Task description
Keep to the lines from the line containing "Clone this chart in matplotlib." through the line containing "200, 240, 280]": copy them exactly and leave every picture out.

Exercise input
[START]

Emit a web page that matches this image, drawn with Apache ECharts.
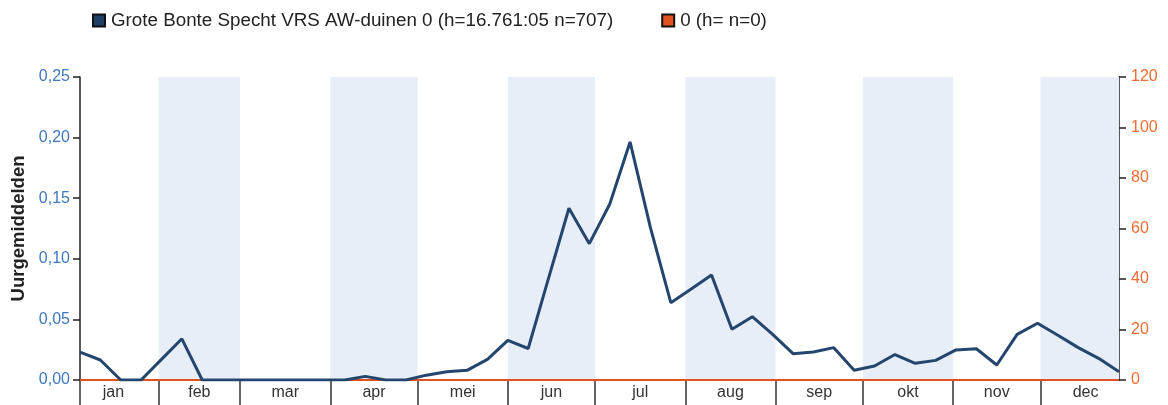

[END]
[START]

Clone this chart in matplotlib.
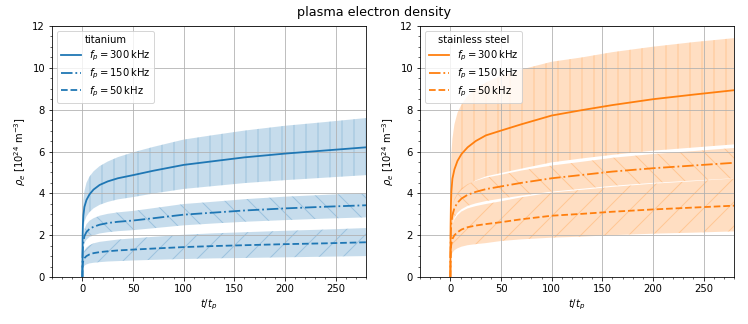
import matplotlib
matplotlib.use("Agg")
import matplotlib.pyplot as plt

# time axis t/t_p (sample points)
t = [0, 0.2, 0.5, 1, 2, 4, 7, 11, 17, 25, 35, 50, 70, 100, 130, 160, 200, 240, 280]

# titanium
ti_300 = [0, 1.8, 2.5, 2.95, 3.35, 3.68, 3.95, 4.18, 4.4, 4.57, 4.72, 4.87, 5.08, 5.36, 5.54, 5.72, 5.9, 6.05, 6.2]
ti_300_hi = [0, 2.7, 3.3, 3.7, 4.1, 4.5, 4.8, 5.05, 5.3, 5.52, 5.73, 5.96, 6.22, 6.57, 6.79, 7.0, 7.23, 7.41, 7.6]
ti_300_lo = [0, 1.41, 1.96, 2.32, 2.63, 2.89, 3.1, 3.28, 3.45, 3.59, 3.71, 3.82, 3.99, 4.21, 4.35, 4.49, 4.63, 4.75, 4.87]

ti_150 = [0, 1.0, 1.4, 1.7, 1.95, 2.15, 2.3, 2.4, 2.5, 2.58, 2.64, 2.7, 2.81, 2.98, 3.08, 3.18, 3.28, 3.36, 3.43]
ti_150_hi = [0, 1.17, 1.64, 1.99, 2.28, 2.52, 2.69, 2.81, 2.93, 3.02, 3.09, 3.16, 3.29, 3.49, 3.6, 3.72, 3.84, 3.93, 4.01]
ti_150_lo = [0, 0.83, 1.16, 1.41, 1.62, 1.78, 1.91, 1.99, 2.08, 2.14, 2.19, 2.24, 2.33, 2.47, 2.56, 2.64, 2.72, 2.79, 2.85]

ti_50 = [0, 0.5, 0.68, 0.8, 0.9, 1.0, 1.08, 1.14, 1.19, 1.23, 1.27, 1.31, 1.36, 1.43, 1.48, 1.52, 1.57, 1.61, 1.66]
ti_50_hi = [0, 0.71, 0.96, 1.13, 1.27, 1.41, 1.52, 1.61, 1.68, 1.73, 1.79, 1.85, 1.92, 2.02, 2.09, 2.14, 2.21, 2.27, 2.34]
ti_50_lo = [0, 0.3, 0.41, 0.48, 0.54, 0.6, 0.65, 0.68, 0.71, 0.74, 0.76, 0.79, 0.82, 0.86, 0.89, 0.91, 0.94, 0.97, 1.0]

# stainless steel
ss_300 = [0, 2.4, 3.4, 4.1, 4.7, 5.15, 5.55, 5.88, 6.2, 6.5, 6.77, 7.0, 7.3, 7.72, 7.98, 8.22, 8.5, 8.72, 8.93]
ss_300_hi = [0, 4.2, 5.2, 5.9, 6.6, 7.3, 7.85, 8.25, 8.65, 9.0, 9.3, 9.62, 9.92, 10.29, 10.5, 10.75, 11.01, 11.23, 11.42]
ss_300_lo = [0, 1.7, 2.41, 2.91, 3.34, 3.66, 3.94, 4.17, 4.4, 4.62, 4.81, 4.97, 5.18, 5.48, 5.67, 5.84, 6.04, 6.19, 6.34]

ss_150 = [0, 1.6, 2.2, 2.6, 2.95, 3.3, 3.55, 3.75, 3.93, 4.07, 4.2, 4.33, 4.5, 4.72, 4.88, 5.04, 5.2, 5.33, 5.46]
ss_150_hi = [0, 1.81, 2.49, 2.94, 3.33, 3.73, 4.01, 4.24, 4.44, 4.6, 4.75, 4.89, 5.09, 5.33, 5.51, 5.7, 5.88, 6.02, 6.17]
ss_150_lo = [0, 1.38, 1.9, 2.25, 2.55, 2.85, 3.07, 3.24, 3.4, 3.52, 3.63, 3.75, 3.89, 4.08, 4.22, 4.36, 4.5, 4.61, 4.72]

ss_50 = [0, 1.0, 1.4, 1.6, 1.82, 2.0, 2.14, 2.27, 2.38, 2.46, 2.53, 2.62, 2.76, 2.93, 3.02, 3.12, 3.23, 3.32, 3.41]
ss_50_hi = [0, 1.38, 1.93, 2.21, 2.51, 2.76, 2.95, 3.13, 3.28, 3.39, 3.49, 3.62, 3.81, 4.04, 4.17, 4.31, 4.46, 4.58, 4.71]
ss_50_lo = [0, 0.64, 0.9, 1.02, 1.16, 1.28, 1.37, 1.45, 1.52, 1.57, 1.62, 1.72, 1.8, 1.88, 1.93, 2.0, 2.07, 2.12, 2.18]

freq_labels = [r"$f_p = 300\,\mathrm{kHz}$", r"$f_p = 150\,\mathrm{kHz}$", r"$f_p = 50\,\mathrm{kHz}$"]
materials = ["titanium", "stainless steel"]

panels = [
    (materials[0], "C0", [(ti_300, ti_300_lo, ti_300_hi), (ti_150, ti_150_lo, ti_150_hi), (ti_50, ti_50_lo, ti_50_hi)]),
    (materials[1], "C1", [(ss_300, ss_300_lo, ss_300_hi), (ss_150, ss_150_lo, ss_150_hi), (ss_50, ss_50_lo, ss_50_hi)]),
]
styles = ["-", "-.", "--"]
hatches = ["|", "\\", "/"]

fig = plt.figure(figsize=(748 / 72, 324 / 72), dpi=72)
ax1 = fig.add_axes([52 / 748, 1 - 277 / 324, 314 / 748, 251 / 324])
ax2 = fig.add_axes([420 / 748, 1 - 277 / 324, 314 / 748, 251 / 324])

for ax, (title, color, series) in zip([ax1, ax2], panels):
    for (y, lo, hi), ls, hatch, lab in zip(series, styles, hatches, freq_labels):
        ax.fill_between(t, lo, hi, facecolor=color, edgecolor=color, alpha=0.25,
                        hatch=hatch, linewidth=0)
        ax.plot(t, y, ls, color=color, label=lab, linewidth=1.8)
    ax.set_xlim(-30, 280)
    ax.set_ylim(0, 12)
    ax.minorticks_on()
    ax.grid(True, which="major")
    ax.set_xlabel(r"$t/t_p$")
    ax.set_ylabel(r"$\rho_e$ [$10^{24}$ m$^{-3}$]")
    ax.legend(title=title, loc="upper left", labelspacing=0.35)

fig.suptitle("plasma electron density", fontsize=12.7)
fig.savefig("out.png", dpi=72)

[END]

Task solution
Clone this chart in matplotlib.
import matplotlib
matplotlib.use("Agg")
import matplotlib.pyplot as plt

# time axis t/t_p (sample points)
t = [0, 0.2, 0.5, 1, 2, 4, 7, 11, 17, 25, 35, 50, 70, 100, 130, 160, 200, 240, 280]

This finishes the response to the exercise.